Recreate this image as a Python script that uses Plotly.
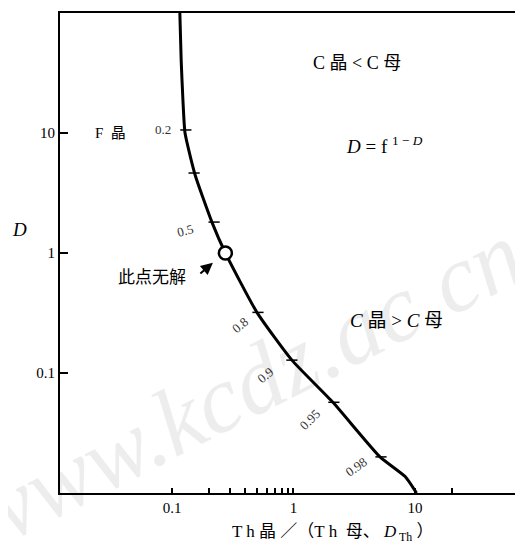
import math
import plotly.graph_objects as go

# curve: x = Th晶/(Th母·D_Th), D
curve_x = [0.116, 0.119, 0.123, 0.128, 0.155, 0.213, 0.275, 0.50, 0.97, 2.11, 5.15, 8.3, 10.3]
curve_D = [100, 40, 18.8, 10.0, 4.47, 1.81, 1.0, 0.32, 0.128, 0.057, 0.020, 0.0137, 0.010]

# F晶 tick marks along the curve
tick_F = [0.2, 0.3, 0.5, 0.8, 0.9, 0.95, 0.98]
tick_x = [0.130, 0.152, 0.222, 0.51, 0.97, 2.15, 5.25]
tick_D = [10.6, 4.64, 1.81, 0.32, 0.128, 0.057, 0.020]

# point with no solution (D = 1)
nosol_x = [0.275]
nosol_D = [1.0]

x_tickvals = [0.1, 0.2, 0.3, 0.4, 0.5, 0.6, 0.7, 0.8, 0.9, 1, 10, 20]
x_ticktext = ["0.1", "", "", "", "", "", "", "", "", "1", "10", ""]
y_tickvals = [0.1, 1, 10]
y_ticktext = ["0.1", "1", "10"]

SERIF = "Liberation Serif, DejaVu Serif, Noto Sans CJK SC"

fig = go.Figure()

fig.add_trace(go.Scatter(
    x=curve_x, y=curve_D, mode="lines", line=dict(color="black", width=3, shape="spline", smoothing=0.5),
    hoverinfo="skip"
))
fig.add_trace(go.Scatter(
    x=tick_x, y=tick_D, mode="markers", text=[str(f) for f in tick_F],
    marker=dict(symbol="line-ew", size=8, line=dict(color="black", width=1.5)),
    hoverinfo="text"
))
fig.add_trace(go.Scatter(
    x=nosol_x, y=nosol_D, mode="markers",
    marker=dict(symbol="circle", size=13, color="white", line=dict(color="black", width=2.5)),
    hoverinfo="skip"
))

# labels along the curve: text, x, D, rotation (log axes -> annotations in log10 units)
curve_labels = [
    ("0.2", 0.084, 10.6, 0),
    ("0.5", 0.128, 1.55, -15),
    ("0.8", 0.36, 0.25, -40),
    ("0.9", 0.58, 0.096, -40),
    ("0.95", 1.37, 0.0406, -45),
    ("0.98", 3.33, 0.0165, -35),
]
annots = [
    # watermark
    dict(x=0.40, y=0.225, xref="paper", yref="paper", text="<i>www.kcdz.ac.cn</i>", showarrow=False,
         xanchor="center", yanchor="middle", textangle=-27,
         font=dict(family=SERIF, size=96, color="rgba(0,0,0,0.07)")),
]
for txt, xv, yv, ang in curve_labels:
    annots.append(dict(x=math.log10(xv), y=math.log10(yv), xref="x", yref="y", text=txt,
                       showarrow=False, textangle=ang, xanchor="center", yanchor="middle",
                       font=dict(family=SERIF, size=13, color="#333")))

def paper_text(x, y, text, size=18, family=SERIF):
    return dict(x=x, y=y, xref="paper", yref="paper", text=text, showarrow=False,
                xanchor="center", yanchor="middle", font=dict(family=family, size=size, color="black"))

annots += [
    dict(x=math.log10(0.031), y=1.0, xref="x", yref="y", text="F  晶", showarrow=False,
         xanchor="center", yanchor="middle", font=dict(family=SERIF, size=15, color="black")),
    paper_text(0.643, 0.896, "C 晶 &lt; C 母"),
    paper_text(0.703, 0.725, "<i>D</i> = f <sup>1 − <i>D</i></sup>", size=19),
    paper_text(0.729, 0.36, "<i>C</i> 晶 &gt; <i>C</i> 母", size=19),
    paper_text(0.199, 0.454, "此点无解", size=17, family="Noto Sans CJK SC"),
    paper_text(-0.087, 0.548, "<i>D</i>", size=19),
    paper_text(0.589, -0.083, "T h 晶 ／（T h  母、 <i>D</i><sub> Th</sub> ）", size=17),
    dict(x=math.log10(0.217), y=math.log10(0.83), xref="x", yref="y", text="", showarrow=True,
         arrowhead=2, arrowsize=1.2, arrowwidth=2, ax=-14, ay=12, arrowcolor="black"),
]

fig.update_layout(
    width=515, height=551,
    margin=dict(l=52, r=1, t=5, b=66),
    paper_bgcolor="white", plot_bgcolor="white",
    showlegend=False,
    font=dict(family=SERIF, size=14, color="black"),
    xaxis=dict(type="log", range=[-1.922, 1.881], showgrid=False, zeroline=False,
               showline=True, mirror=True, linecolor="black", linewidth=2,
               ticks="inside", ticklen=5, tickwidth=1.5, tickcolor="black",
               tickvals=x_tickvals, ticktext=x_ticktext,
               tickfont=dict(family=SERIF, size=15, color="black")),
    yaxis=dict(type="log", range=[-2, 2], showgrid=False, zeroline=False,
               showline=True, mirror=False, linecolor="black", linewidth=2,
               ticks="inside", ticklen=8, tickwidth=2, tickcolor="black",
               tickvals=y_tickvals, ticktext=y_ticktext,
               tickfont=dict(family=SERIF, size=15, color="black")),
    shapes=[dict(type="line", xref="paper", yref="paper", x0=1, x1=1, y0=0, y1=1,
                 line=dict(color="#bbb", width=1))],
    annotations=annots,
)

fig.write_html("out.html")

——

Request: Output the lines above in full and exactly as given, omitting any pictures.

Response to the exercise:
Recreate this image as a Python script that uses Plotly.
import math
import plotly.graph_objects as go

# curve: x = Th晶/(Th母·D_Th), D
curve_x = [0.116, 0.119, 0.123, 0.128, 0.155, 0.213, 0.275, 0.50, 0.97, 2.11, 5.15, 8.3, 10.3]
curve_D = [100, 40, 18.8, 10.0, 4.47, 1.81, 1.0, 0.32, 0.128, 0.057, 0.020, 0.0137, 0.010]

# F晶 tick marks along the curve
tick_F = [0.2, 0.3, 0.5, 0.8, 0.9, 0.95, 0.98]
tick_x = [0.130, 0.152, 0.222, 0.51, 0.97, 2.15, 5.25]
tick_D = [10.6, 4.64, 1.81, 0.32, 0.128, 0.057, 0.020]

# point with no solution (D = 1)
nosol_x = [0.275]
nosol_D = [1.0]

x_tickvals = [0.1, 0.2, 0.3, 0.4, 0.5, 0.6, 0.7, 0.8, 0.9, 1, 10, 20]
x_ticktext = ["0.1", "", "", "", "", "", "", "", "", "1", "10", ""]
y_tickvals = [0.1, 1, 10]
y_ticktext = ["0.1", "1", "10"]

SERIF = "Liberation Serif, DejaVu Serif, Noto Sans CJK SC"

fig = go.Figure()

fig.add_trace(go.Scatter(
    x=curve_x, y=curve_D, mode="lines", line=dict(color="black", width=3, shape="spline", smoothing=0.5),
    hoverinfo="skip"
))
fig.add_trace(go.Scatter(
    x=tick_x, y=tick_D, mode="markers", text=[str(f) for f in tick_F],
    marker=dict(symbol="line-ew", size=8, line=dict(color="black", width=1.5)),
    hoverinfo="text"
))
fig.add_trace(go.Scatter(
    x=nosol_x, y=nosol_D, mode="markers",
    marker=dict(symbol="circle", size=13, color="white", line=dict(color="black", width=2.5)),
    hoverinfo="skip"
))

# labels along the curve: text, x, D, rotation (log axes -> annotations in log10 units)
curve_labels = [
    ("0.2", 0.084, 10.6, 0),
    ("0.5", 0.128, 1.55, -15),
    ("0.8", 0.36, 0.25, -40),
    ("0.9", 0.58, 0.096, -40),
    ("0.95", 1.37, 0.0406, -45),
    ("0.98", 3.33, 0.0165, -35),
]
annots = [
    # watermark
    dict(x=0.40, y=0.225, xref="paper", yref="paper", text="<i>www.kcdz.ac.cn</i>", showarrow=False,
         xanchor="center", yanchor="middle", textangle=-27,
         font=dict(family=SERIF, size=96, color="rgba(0,0,0,0.07)")),
]
for txt, xv, yv, ang in curve_labels:
    annots.append(dict(x=math.log10(xv), y=math.log10(yv), xref="x", yref="y", text=txt,
                       showarrow=False, textangle=ang, xanchor="center", yanchor="middle",
                       font=dict(family=SERIF, size=13, color="#333")))

def paper_text(x, y, text, size=18, family=SERIF):
    return dict(x=x, y=y, xref="paper", yref="paper", text=text, showarrow=False,
                xanchor="center", yanchor="middle", font=dict(family=family, size=size, color="black"))

annots += [
    dict(x=math.log10(0.031), y=1.0, xref="x", yref="y", text="F  晶", showarrow=False,
         xanchor="center", yanchor="middle", font=dict(family=SERIF, size=15, color="black")),
    paper_text(0.643, 0.896, "C 晶 &lt; C 母"),
    paper_text(0.703, 0.725, "<i>D</i> = f <sup>1 − <i>D</i></sup>", size=19),
    paper_text(0.729, 0.36, "<i>C</i> 晶 &gt; <i>C</i> 母", size=19),
    paper_text(0.199, 0.454, "此点无解", size=17, family="Noto Sans CJK SC"),
    paper_text(-0.087, 0.548, "<i>D</i>", size=19),
    paper_text(0.589, -0.083, "T h 晶 ／（T h  母、 <i>D</i><sub> Th</sub> ）", size=17),
    dict(x=math.log10(0.217), y=math.log10(0.83), xref="x", yref="y", text="", showarrow=True,
         arrowhead=2, arrowsize=1.2, arrowwidth=2, ax=-14, ay=12, arrowcolor="black"),
]

fig.update_layout(
    width=515, height=551,
    margin=dict(l=52, r=1, t=5, b=66),
    paper_bgcolor="white", plot_bgcolor="white",
    showlegend=False,
    font=dict(family=SERIF, size=14, color="black"),
    xaxis=dict(type="log", range=[-1.922, 1.881], showgrid=False, zeroline=False,
               showline=True, mirror=True, linecolor="black", linewidth=2,
               ticks="inside", ticklen=5, tickwidth=1.5, tickcolor="black",
               tickvals=x_tickvals, ticktext=x_ticktext,
               tickfont=dict(family=SERIF, size=15, color="black")),
    yaxis=dict(type="log", range=[-2, 2], showgrid=False, zeroline=False,
               showline=True, mirror=False, linecolor="black", linewidth=2,
               ticks="inside", ticklen=8, tickwidth=2, tickcolor="black",
               tickvals=y_tickvals, ticktext=y_ticktext,
               tickfont=dict(family=SERIF, size=15, color="black")),
    shapes=[dict(type="line", xref="paper", yref="paper", x0=1, x1=1, y0=0, y1=1,
                 line=dict(color="#bbb", width=1))],
    annotations=annots,
)

fig.write_html("out.html")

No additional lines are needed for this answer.